Ist die Serie „Eldorado KaDeWe“ rufschädigend? Das fand zumindest John-Philip Hammersen, Geschäftsführer der Hertie-Stiftung, und bescherte sich bei der ARD-Programmdirektorin Christine Strobl. Anlass für eine Podiumsdiskussion zur Aufarbeitung der Geschichte.

An Weihnachten hatte sich die ARD etwas getraut. Die Miniserie „Eldorado KaDeWe – Jetzt ist unsere Zeit“ erzählt eine lesbische Liebesgeschichte in den letzten Jahren der Weimarer Republik. Die Charaktere sind teils erfunden, teils echt – das berühmte Kaufhaus gibt die Kulisse, hinter der immer wieder auch Stadtansichten von heute auftauchen. 

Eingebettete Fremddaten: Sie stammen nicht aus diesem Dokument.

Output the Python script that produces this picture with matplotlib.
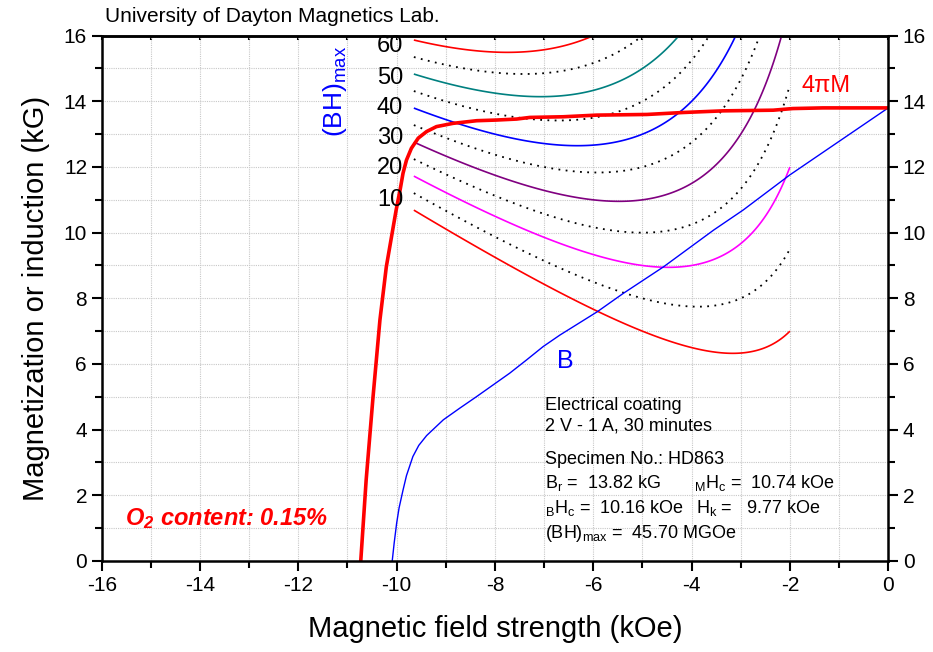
import matplotlib
matplotlib.use("Agg")
import matplotlib.pyplot as plt
from matplotlib.ticker import MultipleLocator
import numpy as np

plt.rcParams['font.family'] = ['Liberation Sans', 'DejaVu Sans']
plt.rcParams['mathtext.fontset'] = 'custom'
plt.rcParams['mathtext.rm'] = 'Liberation Sans'
plt.rcParams['mathtext.it'] = 'Liberation Sans:italic'
plt.rcParams['mathtext.bf'] = 'Liberation Sans:bold:italic'
plt.rcParams['axes.unicode_minus'] = False

# 4piM demagnetization curve (kOe, kG)
h_4pim = [-10.73, -10.62, -10.48, -10.34, -10.21, -10.01, -9.93, -9.87, -9.80,
          -9.70, -9.56, -9.39, -9.19, -8.85, -8.37, -7.97, -7.56, -7.29, -6.61,
          -5.93, -4.91, -4.17, -3.36, -2.34, -1.94, -1.33, 0.0]
m_4pim = [0.0, 2.47, 5.0, 7.34, 8.96, 10.69, 11.30, 11.81, 12.21,
          12.57, 12.88, 13.08, 13.23, 13.33, 13.41, 13.43, 13.46, 13.51, 13.53,
          13.58, 13.60, 13.66, 13.71, 13.73, 13.78, 13.80, 13.80]

# induction B curve
h_b = [-10.09, -10.05, -10.0, -9.95, -9.87, -9.80, -9.67, -9.55, -9.39, -9.05,
       -8.72, -8.38, -8.04, -7.70, -7.36, -7.02, -6.68, -5.92, -5.39, -4.57,
       -3.55, -2.95, -2.0, 0.0]
b_b = [0.0, 0.55, 1.15, 1.62, 2.16, 2.60, 3.18, 3.52, 3.82, 4.30,
       4.65, 5.0, 5.36, 5.72, 6.12, 6.53, 6.88, 7.59, 8.15, 8.96,
       10.08, 10.69, 11.76, 13.80]

# constant energy product lines (MGOe)
bh_solid = [10, 20, 30, 40, 50, 60]
bh_colors = ['#ff0000', '#ff00ff', '#800080', '#0000ff', '#008080', '#ff0000']
bh_dotted = [15, 25, 35, 45, 55]
bh_label_y = [11.0, 11.96, 12.88, 13.79, 14.70, 15.67]
h_range = (-9.65, -2.0)

fig = plt.figure(figsize=(9.33, 6.52), dpi=100)
ax = fig.add_axes([0.109, 0.1396, 0.843, 0.8057])

# energy product iso-lines in 4piM-H plane: (4piM + H) * (-H) = BH
hh, mm = np.meshgrid(np.linspace(h_range[0], h_range[1], 500), np.linspace(0, 16.5, 500))
zz = (mm + hh) * (-hh)
ax.contour(hh, mm, zz, levels=bh_dotted, colors='black', linewidths=1.3,
           linestyles=[(0, (1, 3))])
ax.contour(hh, mm, zz, levels=bh_solid, colors=bh_colors, linewidths=1.2)

ax.plot(h_b, b_b, color='#0000ff', lw=1.0)
ax.plot(h_4pim, m_4pim, color='#ff0000', lw=2.6)

for lv, ly in zip(bh_solid, bh_label_y):
    ax.text(-9.87, ly, str(lv), fontsize=17, ha='right', va='center')
ax.text(-11.25, 14.3, r'(BH)$_{\mathrm{max}}$', color='#0000ff', fontsize=19,
        rotation=90, ha='center', va='center')
ax.text(-1.27, 14.47, '4\u03c0M', color='#ff0000', fontsize=17, ha='center', va='center')
ax.text(-6.56, 6.1, 'B', color='#0000ff', fontsize=18, ha='center', va='center')
ax.text(-15.52, 1.3, r'O$_\mathbf{2}$ content: 0.15%', color='#ff0000', fontsize=17,
        fontweight='bold', fontstyle='italic', ha='left', va='center')

info_fs = 13
ax.text(-6.98, 4.75, 'Electrical coating', fontsize=info_fs, va='center')
ax.text(-6.98, 4.10, '2 V - 1 A, 30 minutes', fontsize=info_fs, va='center')
ax.text(-6.98, 3.08, 'Specimen No.: HD863', fontsize=info_fs, va='center')
ax.text(-6.98, 2.38, r'B$_\mathrm{r}$ =  13.82 kG', fontsize=info_fs, va='center')
ax.text(-3.95, 2.38, r'${}_\mathrm{M}$H$_\mathrm{c}$ =  10.74 kOe', fontsize=info_fs, va='center')
ax.text(-6.98, 1.60, r'${}_\mathrm{B}$H$_\mathrm{c}$ =  10.16 kOe', fontsize=info_fs, va='center')
ax.text(-3.91, 1.60, r'H$_\mathrm{k}$ =   9.77 kOe', fontsize=info_fs, va='center')
ax.text(-6.98, 0.85, r'(BH)$_\mathrm{max}$ =  45.70 MGOe', fontsize=info_fs, va='center')

ax.set_xlim(-16, 0)
ax.set_ylim(0, 16)
ax.xaxis.set_major_locator(MultipleLocator(2))
ax.xaxis.set_minor_locator(MultipleLocator(1))
ax.yaxis.set_major_locator(MultipleLocator(2))
ax.yaxis.set_minor_locator(MultipleLocator(1))
ax.grid(True, which='both', color='#c8c8c8', lw=0.8, ls=(0, (1, 1)))
ax.set_axisbelow(True)
ax.tick_params(which='both', direction='out', width=1.5, labelsize=15,
               right=True, labelright=True)
ax.tick_params(which='major', length=7)
ax.tick_params(which='minor', length=5)
# small inward ticks along the top edge
ax_top = ax.secondary_xaxis('top')
ax_top.xaxis.set_major_locator(MultipleLocator(1))
ax_top.tick_params(direction='in', length=3, width=1.5, labeltop=False)
ax_top.spines['top'].set_linewidth(1.8)
for sp in ax.spines.values():
    sp.set_linewidth(1.8)

ax.set_xlabel('Magnetic field strength (kOe)', fontsize=21, labelpad=15)
ax.set_ylabel('Magnetization or induction (kG)', fontsize=21, labelpad=10)
fig.text(0.113, 0.974, 'University of Dayton Magnetics Lab.', fontsize=15,
         ha='left', va='center')

fig.savefig('out.png', dpi=100)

Ärger gab’s aber nicht wegen der künstlerischen Freiheit, mit der Julia von Heinz hier inszenierte. Das Gegenteil ist der Fall, schildert der Historiker Moritz Hoffmann bei „Übermedien“: Eine der vier Hauptfiguren ist der Kaufhausmanager Georg Karg, und den gab es wirklich. „Karg war der materielle Gewinner der ganzen Geschichte: Als die jüdischen Eigentümer der auch das KaDeWe umfassenden Kaufhausgruppe in den 1930er Jahren aus der eigenen Firma gedrängt wurden, übernahm Karg nach und nach die Anteile an dieser Hertie GmbH und wurde so zum Kaufhausmagnaten der Bonner Republik. Dass Karg aus dem Nationalsozialismus persönlichen und bis in die Bundesrepublik fortwährenden wirtschaftlichen Vorteil gezogen hat, wird aus der Serienhandlung nicht eindeutig klar, kann aber auch nicht einfach ignoriert werden. Vermutlich deshalb ließ Regisseurin Julia von Heinz ganz am Ende der Serie, vor dem Abspann, mehrere Texttafeln einblenden, die das weitere Leben der vier Hauptpersonen skizzieren. Zwei davon sind insgesamt 16 Sekunden lang zu sehen: ,Georg Karg übernimmt das ganze Tietz-Imperium und entschädigt die Familie nach 1945 mit einer geringen Summe.‘ – ,Sein Vermögen fließt in die Hertie-Stiftung. Diese behinderte lange die Offenlegung ihrer Profite aus der Enteignung und Arisierung. Eine weitere Studie zur Aufarbeitung wurde 2020 in Auftrag gegeben.‘“

Der Geschäftsführer der Hertie-Stiftung, John-Philip Hammersen, hatte sich unmittelbar nach den Weihnachtsfeiertagen persönlich bei der ARD-Programmdirektorin Christine Strobl gemeldet und beklagte „rufschädigende Tatsachenbehauptungen“, die „einen unhaltbaren Bezug zur heutigen Wirklichkeit herstellen.“ Eine Entfernung der Texttafeln habe allerdings nicht zur Debatte gestanden. „Die ARD-Filmtochter Degeto als redaktionell verantwortliche Stelle gab diesem Ansinnen nach Rücksprache mit den Produktionsfirmen und der Regisseurin nicht nach. […] Viel wird davon abhängen, wie die Angelegenheit weitergeht: Bislang hat die Stiftung keine rechtlichen Schritte eingeleitet oder angekündigt. Dafür werden sich die Parteien an anderer Stelle treffen:“ Vorigen Mittwoch hatte die „Her.tietz“-Initiative, eine Gruppe Studierender und Alumni der Hertie School, zur öffentlichen Diskussion über Serie und Unternehmensgeschichte eingeladen. 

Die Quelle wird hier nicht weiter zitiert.